4 Reasons Real Estate Investors Get Rejected for a Mortgage

Real estate is considered one of the most lucrative forms of investment. It has a steady cash flow, usually appreciates in value, and can be owned indefinitely. Almost anyone can start a real estate investment company, but it takes skill, research, and a strong understanding of the industry to make it profitable.

Real estate investment companies often approach wealthy investors or they apply for commercial real estate loans to buy investment properties. Gaining approval for a mortgage on an investment property or commercial property can be more complicated than primary residences.

Here are 4 of main reasons why your commercial real estate loan application can be denied:

  1. Poor business credit rating

    Because secondary mortgages and loans on investment properties are considered riskier to lenders, it is imperative to build and maintain good business credit. Make sure your business credit reports have strong credit scores and reflect positive payment patterns. Inquire with each lender about which business credit reports they look at.

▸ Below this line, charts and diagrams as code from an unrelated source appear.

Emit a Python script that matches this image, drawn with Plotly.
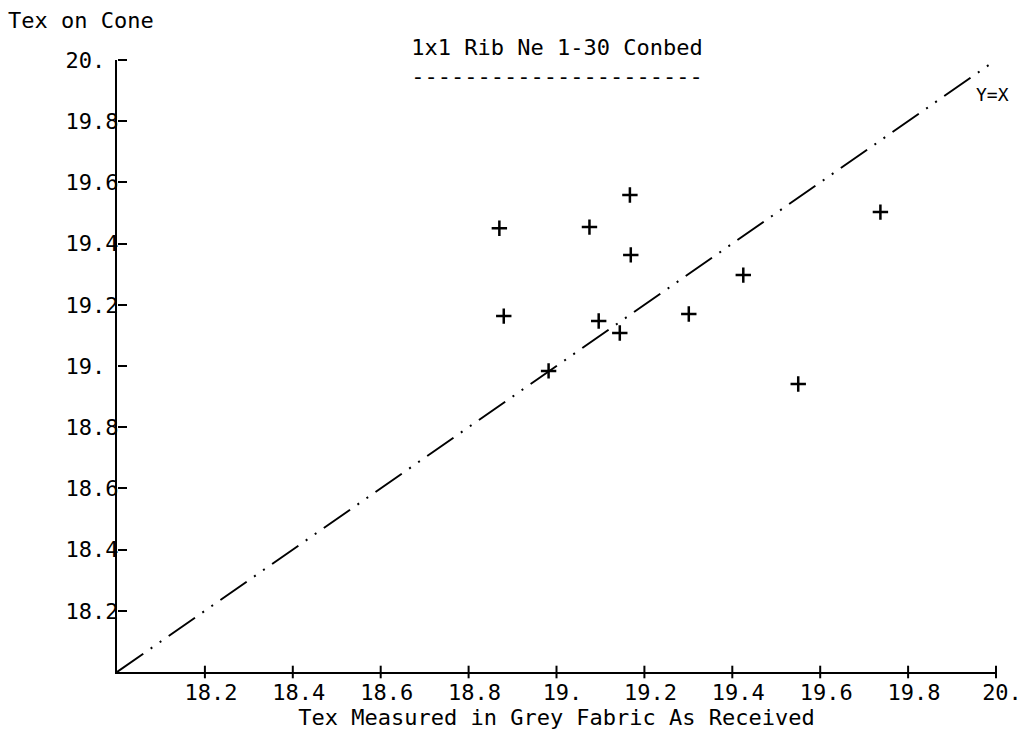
import plotly.graph_objects as go

# Data
tex_fabric = [18.87, 18.88, 19.075, 19.167, 19.169, 19.096, 19.144, 18.982, 19.301, 19.425, 19.55, 19.737]
tex_cone   = [19.45, 19.163, 19.454, 19.559, 19.363, 19.147, 19.108, 18.984, 19.17, 19.297, 18.941, 19.503]

ref_line = [18.0, 20.0]
axis_min = 18.0

x_tickvals = [18.2, 18.4, 18.6, 18.8, 19.0, 19.2, 19.4, 19.6, 19.8, 20.0]
x_ticktext = ["18.2", "18.4", "18.6", "18.8", "19.", "19.2", "19.4", "19.6", "19.8", "20."]
y_tickvals = [18.2, 18.4, 18.6, 18.8, 19.0, 19.2, 19.4, 19.6, 19.8, 20.0]
y_ticktext = ["18.2", "18.4", "18.6", "18.8", "19.\u00a0", "19.2", "19.4", "19.6", "19.8", "20.\u00a0"]

FONT = "DejaVu Sans Mono"
BLACK = "#000000"
FS = 22

fig = go.Figure()

# reference line Y = X (drawn on the overlay axes, same ranges)
fig.add_trace(go.Scatter(
    x=ref_line, y=ref_line, mode="lines", xaxis="x2", yaxis="y2",
    line=dict(color=BLACK, width=2, dash="32px,9px,2px,9px,2px,9px"),
    hoverinfo="skip", showlegend=False, cliponaxis=False,
))

# short tick marks on the x axis
fig.add_trace(go.Scatter(
    x=x_tickvals, y=[axis_min] * len(x_tickvals), mode="markers",
    marker=dict(symbol="line-ns", size=9, line=dict(color=BLACK, width=2), color=BLACK),
    hoverinfo="skip", showlegend=False, cliponaxis=False,
))

fig.add_trace(go.Scatter(
    x=tex_fabric, y=tex_cone, mode="markers",
    marker=dict(symbol="cross-thin", size=11, line=dict(color=BLACK, width=2.5), color=BLACK),
    showlegend=False,
))

fig.update_layout(
    width=1025, height=735,
    margin=dict(l=117, r=29, t=60, b=63, autoexpand=False),
    paper_bgcolor="white", plot_bgcolor="white",
    font=dict(family=FONT, size=FS, color=BLACK),
    title=dict(
        text="1x1 Rib Ne 1-30 Conbed<br>----------------------",
        x=557 / 1025, xanchor="center", xref="container",
        y=1 - 55 / 735, yanchor="top", yref="container",
        font=dict(family=FONT, size=FS, color=BLACK),
    ),
    xaxis=dict(
        range=[18, 20], showgrid=False, zeroline=False,
        showline=True, linecolor=BLACK, linewidth=2,
        ticks="", tickvals=x_tickvals, ticktext=x_ticktext,
        ticklabelshift=6, ticklabeloverflow="allow",
        tickfont=dict(family=FONT, size=FS, color=BLACK),
        title=dict(text="Tex Measured in Grey Fabric As Received", standoff=0,
                   font=dict(family=FONT, size=FS, color=BLACK)),
        automargin=False,
    ),
    yaxis=dict(
        range=[18, 20], showgrid=False, zeroline=False,
        showline=True, linecolor=BLACK, linewidth=2,
        ticks="", tickvals=y_tickvals, ticktext=y_ticktext,
        tickfont=dict(family=FONT, size=FS, color=BLACK),
        automargin=False,
    ),
    xaxis2=dict(
        range=[18, 20], overlaying="x", side="top", anchor="free", position=0,
        showgrid=False, zeroline=False, showline=False, showticklabels=False,
        ticks="", automargin=False,
    ),
    # overlay y axis that carries the inward-pointing tick marks
    yaxis2=dict(
        range=[18, 20], overlaying="y", side="right", anchor="free", position=0,
        showgrid=False, zeroline=False, showline=False, showticklabels=False,
        ticks="outside", ticklen=9, tickwidth=2, tickcolor=BLACK,
        tickvals=y_tickvals, automargin=False,
    ),
    annotations=[
        dict(text="Tex on Cone", xref="paper", yref="paper",
             x=(6 - 117) / 879, y=(672 - 20) / 612, xanchor="left", yanchor="middle",
             showarrow=False, font=dict(family=FONT, size=FS, color=BLACK)),
        dict(text="Y=X", xref="paper", yref="paper",
             x=(974 - 117) / 879, y=(672 - 94) / 612, xanchor="left", yanchor="middle",
             showarrow=False, font=dict(family=FONT, size=18, color=BLACK)),
    ],
)

try:
    fig.layout.yaxis.ticklabelstandoff = -8
except Exception:
    pass

fig.write_html("out.html")
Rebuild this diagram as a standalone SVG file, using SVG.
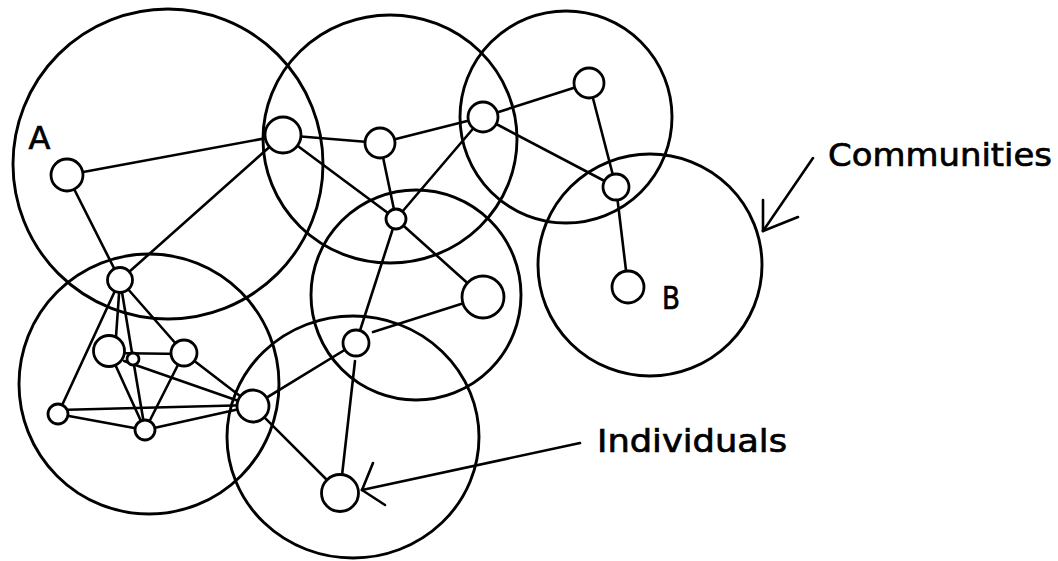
<svg xmlns="http://www.w3.org/2000/svg" width="1058" height="561" viewBox="0 0 1058 561">
<style>
.comm{fill:none;stroke:#000;stroke-width:2.9}
.edge{stroke:#000;stroke-width:2.6;fill:none;stroke-linecap:round}
.node{fill:#fff;stroke:#000;stroke-width:2.8}
.lbl{font-family:"DejaVu Sans","Liberation Sans",sans-serif;font-size:32px;fill:#000;stroke:#000;stroke-width:0.7}
</style>
<rect width="1058" height="561" fill="#fff"/>
<g id="communities">
<circle id="community-A" class="comm" cx="168" cy="164" r="155"/>
<ellipse id="community-top-middle" class="comm" cx="390" cy="139" rx="127" ry="124"/>
<circle id="community-top-right" class="comm" cx="566" cy="117" r="106"/>
<ellipse id="community-B" class="comm" cx="650" cy="265" rx="112" ry="111"/>
<circle id="community-center" class="comm" cx="416" cy="295" r="105"/>
<circle id="community-bottom-left" class="comm" cx="149" cy="384" r="130"/>
<ellipse id="community-bottom-middle" class="comm" cx="353" cy="437" rx="126" ry="121"/>
</g>
<g id="connectors">
<line class="edge" x1="67" y1="175" x2="283" y2="135"/>
<line class="edge" x1="67" y1="175" x2="120" y2="280"/>
<line class="edge" x1="120" y1="280" x2="283" y2="135"/>
<line class="edge" x1="283" y1="135" x2="380" y2="143"/>
<line class="edge" x1="283" y1="135" x2="396" y2="219"/>
<line class="edge" x1="380" y1="143" x2="396" y2="219"/>
<line class="edge" x1="380" y1="143" x2="483" y2="117"/>
<line class="edge" x1="483" y1="117" x2="396" y2="219"/>
<line class="edge" x1="483" y1="117" x2="589" y2="83"/>
<line class="edge" x1="483" y1="117" x2="616" y2="187"/>
<line class="edge" x1="589" y1="83" x2="616" y2="187"/>
<line class="edge" x1="616" y1="187" x2="628" y2="287"/>
<line class="edge" x1="396" y1="219" x2="483" y2="297"/>
<line class="edge" x1="396" y1="219" x2="356" y2="343"/>
<line class="edge" x1="483" y1="297" x2="373" y2="332"/>
<line class="edge" x1="356" y1="343" x2="253" y2="406"/>
<line class="edge" x1="355" y1="361" x2="340" y2="493"/>
<line class="edge" x1="253" y1="406" x2="340" y2="493"/>
<line class="edge" x1="120" y1="280" x2="58" y2="414"/>
<line class="edge" x1="120" y1="280" x2="115" y2="351"/>
<line class="edge" x1="120" y1="280" x2="133" y2="359"/>
<line class="edge" x1="120" y1="280" x2="184" y2="353"/>
<line class="edge" x1="109" y1="353" x2="184" y2="354"/>
<line class="edge" x1="124" y1="361" x2="253" y2="406"/>
<line class="edge" x1="184" y1="353" x2="253" y2="406"/>
<line class="edge" x1="184" y1="353" x2="145" y2="430"/>
<line class="edge" x1="58" y1="410" x2="253" y2="405"/>
<line class="edge" x1="58" y1="414" x2="145" y2="430"/>
<line class="edge" x1="145" y1="430" x2="253" y2="406"/>
<line class="edge" x1="109" y1="351" x2="145" y2="430"/>
<line class="edge" x1="133" y1="359" x2="145" y2="430"/>
</g>
<g id="nodes">
<circle id="node-A" class="node" cx="67" cy="175" r="16"/>
<circle id="node-P" class="node" cx="283" cy="135" r="18"/>
<circle id="node-Q" class="node" cx="380" cy="143" r="15"/>
<circle id="node-X" class="node" cx="483" cy="117" r="15"/>
<circle id="node-Y" class="node" cx="589" cy="83" r="15"/>
<circle id="node-Z" class="node" cx="616" cy="187" r="13"/>
<circle id="node-B" class="node" cx="628" cy="287" r="16"/>
<circle id="node-M" class="node" cx="396" cy="219" r="10"/>
<circle id="node-W" class="node" cx="483" cy="297" r="21"/>
<circle id="node-K" class="node" cx="356" cy="343" r="13"/>
<circle id="node-N" class="node" cx="253" cy="406" r="16"/>
<circle id="node-D" class="node" cx="340" cy="493" r="18.5"/>
<circle id="node-T" class="node" cx="120" cy="280" r="12.5"/>
<circle id="node-L" class="node" cx="109" cy="351" r="15.5"/>
<circle id="node-R" class="node" cx="184" cy="353" r="13"/>
<circle id="node-S" class="node" cx="133" cy="359" r="6"/>
<circle id="node-LB" class="node" cx="58" cy="414" r="10"/>
<circle id="node-BB" class="node" cx="145" cy="430" r="10"/>
</g>
<g id="labels">
<text class="lbl" x="39.5" y="149" text-anchor="middle" font-size="33">A</text>
<text class="lbl" x="662" y="309" textLength="18" lengthAdjust="spacingAndGlyphs" font-size="33">B</text>
<text class="lbl" x="828" y="166" textLength="224" lengthAdjust="spacingAndGlyphs">Communities</text>
<text class="lbl" x="597" y="452" textLength="190" lengthAdjust="spacingAndGlyphs">Individuals</text>
</g>
<g id="callouts">
<line class="edge" x1="763" y1="231" x2="813" y2="158"/>
<line class="edge" x1="763" y1="231" x2="763" y2="200"/>
<line class="edge" x1="763" y1="231" x2="798" y2="217"/>
<line class="edge" x1="362" y1="490" x2="580" y2="443"/>
<line class="edge" x1="362" y1="490" x2="373" y2="463"/>
<line class="edge" x1="362" y1="490" x2="385" y2="505"/>
</g>
</svg>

    Many commercial real estate investment companies also rely on outside wealthy investors. Most investors check business credit to make sure they are working with a financially stable company. If bills go unpaid or your company lacks business credit history, it will make you seem like a risky investment.

    Purchase a copy of your business credit reports and scores to see if your business credit score needs to be improved.

    If you do not have business credit history, your personal credit can be used to analyze your creditworthiness but leads to greater personal risk. It is best to build business credit for your real estate investment business so you never have to miss an opportunity again.

    If you have any questions, reach out to the credit experts at North Shore Advisory for a free consultation.

  2. Insufficient documentation

    Getting a mortgage for an investment property requires a strong financial paper trail. Investment companies should be careful to document all their income and assets. You may need to provide both personal and business tax documents and bank statements. The income of the individual/business that is making the application must qualify for the loan payment. If the income/profits are too low the commercial real estate loan application will likely be rejected.

  3. High debt-to-income ratio

    Some real estate investors, especially younger companies, have difficulty getting a mortgage on a secondary property if they already hold a personal mortgage or have high debt. A commercial real estate company may get denied if their debt-to-income ratio is too high.

  4. Not enough assets

    Since government loans – such as FHA, VA, and USDA – may not be an option for real estate investments, a conventional loan is often needed. Conventional mortgages require the borrower puts at least 20% down.

    The lender will also look at your assets to see if you have enough to cover the mortgage payment for three to six months. If you don’t, the commercial real estate loan may be denied. Lenders want to make sure that your business has enough liquid assets that if a tenant moves out you can cover the mortgage while looking for a new one.

There are so many financing options available to real estate investment companies. In order to be successful in the property investment world, you need to have an understanding of all of them and their requirements. One thing is true about all affordable investment loans – they require strong business credit profiles, as well as a strong personal credit history.